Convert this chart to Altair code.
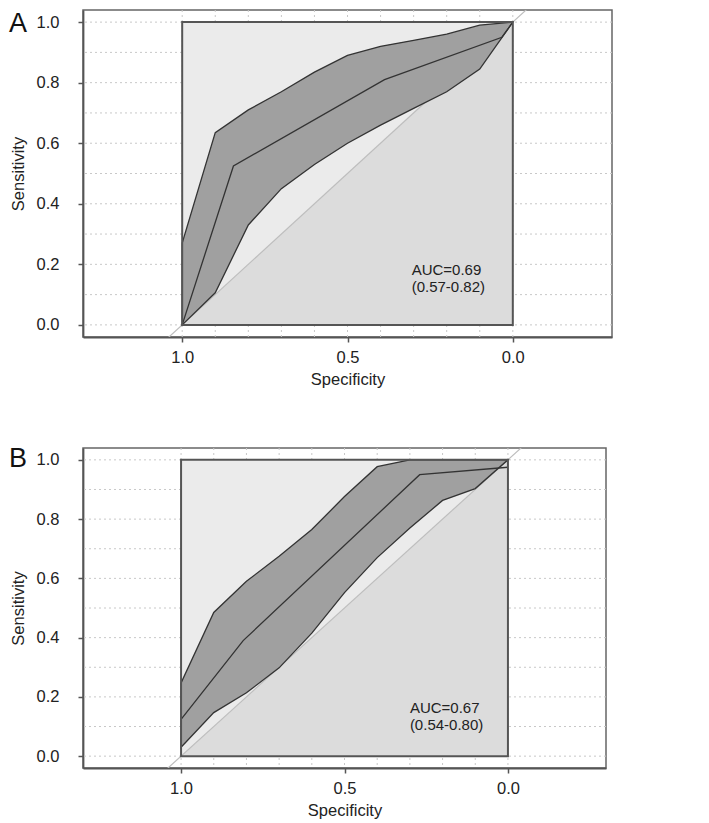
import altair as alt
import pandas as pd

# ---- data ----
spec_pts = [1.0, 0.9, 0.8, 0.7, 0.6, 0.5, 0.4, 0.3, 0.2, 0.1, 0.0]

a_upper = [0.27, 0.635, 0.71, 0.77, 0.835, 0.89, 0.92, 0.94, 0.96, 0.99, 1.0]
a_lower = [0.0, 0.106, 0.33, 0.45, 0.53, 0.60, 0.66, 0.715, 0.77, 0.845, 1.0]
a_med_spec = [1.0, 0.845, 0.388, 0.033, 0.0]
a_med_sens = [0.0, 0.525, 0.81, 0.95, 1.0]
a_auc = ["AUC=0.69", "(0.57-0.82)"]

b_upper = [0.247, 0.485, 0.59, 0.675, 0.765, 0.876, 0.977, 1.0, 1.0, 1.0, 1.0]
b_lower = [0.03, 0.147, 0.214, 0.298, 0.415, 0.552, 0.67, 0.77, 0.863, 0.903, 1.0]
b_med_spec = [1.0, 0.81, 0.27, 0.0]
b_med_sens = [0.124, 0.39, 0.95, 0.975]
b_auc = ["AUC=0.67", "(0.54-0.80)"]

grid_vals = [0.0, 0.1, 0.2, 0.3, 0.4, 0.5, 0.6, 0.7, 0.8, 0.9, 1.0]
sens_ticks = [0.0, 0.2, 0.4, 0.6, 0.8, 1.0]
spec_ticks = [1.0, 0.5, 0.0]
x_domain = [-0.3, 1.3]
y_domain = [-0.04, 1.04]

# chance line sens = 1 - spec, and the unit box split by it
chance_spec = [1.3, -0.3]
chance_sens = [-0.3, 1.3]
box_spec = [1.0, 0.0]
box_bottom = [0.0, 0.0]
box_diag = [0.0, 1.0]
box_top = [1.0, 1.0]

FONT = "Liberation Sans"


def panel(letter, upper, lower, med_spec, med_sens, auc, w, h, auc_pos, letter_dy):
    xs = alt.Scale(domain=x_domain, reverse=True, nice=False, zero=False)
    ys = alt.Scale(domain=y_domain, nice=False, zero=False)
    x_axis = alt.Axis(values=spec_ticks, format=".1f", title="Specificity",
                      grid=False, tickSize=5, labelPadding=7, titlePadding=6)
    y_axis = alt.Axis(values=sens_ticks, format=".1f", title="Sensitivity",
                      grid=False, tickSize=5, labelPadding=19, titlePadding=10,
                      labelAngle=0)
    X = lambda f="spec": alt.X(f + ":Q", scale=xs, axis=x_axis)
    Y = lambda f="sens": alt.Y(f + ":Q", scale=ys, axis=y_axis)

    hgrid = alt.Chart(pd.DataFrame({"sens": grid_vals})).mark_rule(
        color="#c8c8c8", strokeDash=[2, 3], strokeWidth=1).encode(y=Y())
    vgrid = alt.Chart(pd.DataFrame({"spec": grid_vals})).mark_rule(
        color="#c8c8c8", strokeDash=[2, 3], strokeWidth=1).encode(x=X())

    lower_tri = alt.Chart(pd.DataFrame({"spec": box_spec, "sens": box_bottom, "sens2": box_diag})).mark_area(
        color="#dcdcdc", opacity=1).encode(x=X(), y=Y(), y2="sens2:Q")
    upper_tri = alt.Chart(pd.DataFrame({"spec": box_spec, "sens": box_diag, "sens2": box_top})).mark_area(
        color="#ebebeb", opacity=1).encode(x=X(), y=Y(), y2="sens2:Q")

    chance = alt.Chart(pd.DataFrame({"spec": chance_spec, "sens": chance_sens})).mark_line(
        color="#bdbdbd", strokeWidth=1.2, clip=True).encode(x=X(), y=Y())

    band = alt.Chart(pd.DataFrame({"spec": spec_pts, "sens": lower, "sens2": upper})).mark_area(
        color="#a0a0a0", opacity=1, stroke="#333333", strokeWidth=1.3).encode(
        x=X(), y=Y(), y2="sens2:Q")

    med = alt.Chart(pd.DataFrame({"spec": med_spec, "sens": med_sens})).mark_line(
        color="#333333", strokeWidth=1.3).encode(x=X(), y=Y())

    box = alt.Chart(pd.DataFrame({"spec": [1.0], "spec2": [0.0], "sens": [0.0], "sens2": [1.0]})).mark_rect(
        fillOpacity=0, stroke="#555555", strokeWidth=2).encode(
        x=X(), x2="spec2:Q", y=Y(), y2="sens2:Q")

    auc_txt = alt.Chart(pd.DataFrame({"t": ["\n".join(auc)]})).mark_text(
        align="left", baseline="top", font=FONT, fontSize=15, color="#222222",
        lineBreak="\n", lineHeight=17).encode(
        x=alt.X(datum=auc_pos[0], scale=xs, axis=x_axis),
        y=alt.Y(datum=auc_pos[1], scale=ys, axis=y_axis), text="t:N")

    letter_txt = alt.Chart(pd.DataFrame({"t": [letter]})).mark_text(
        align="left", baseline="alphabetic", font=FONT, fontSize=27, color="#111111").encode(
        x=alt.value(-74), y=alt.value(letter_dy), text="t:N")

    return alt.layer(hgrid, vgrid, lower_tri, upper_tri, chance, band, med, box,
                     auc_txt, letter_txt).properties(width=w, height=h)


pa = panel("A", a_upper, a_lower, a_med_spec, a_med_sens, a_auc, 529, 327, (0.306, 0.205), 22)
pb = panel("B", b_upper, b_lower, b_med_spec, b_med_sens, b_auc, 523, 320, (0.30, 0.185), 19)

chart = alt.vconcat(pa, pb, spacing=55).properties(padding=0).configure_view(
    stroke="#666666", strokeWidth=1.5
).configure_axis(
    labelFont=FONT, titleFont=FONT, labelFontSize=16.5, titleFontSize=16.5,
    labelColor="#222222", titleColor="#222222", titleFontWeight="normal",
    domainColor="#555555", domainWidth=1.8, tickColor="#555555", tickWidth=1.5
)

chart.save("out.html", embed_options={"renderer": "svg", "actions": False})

**The request:** Skip the pictures, please, and transcribe only the lines from the beginning of the material through the one that contains "0.2, 0.1, 0.0]".

**Correct answer:**
Convert this chart to Altair code.
import altair as alt
import pandas as pd

# ---- data ----
spec_pts = [1.0, 0.9, 0.8, 0.7, 0.6, 0.5, 0.4, 0.3, 0.2, 0.1, 0.0]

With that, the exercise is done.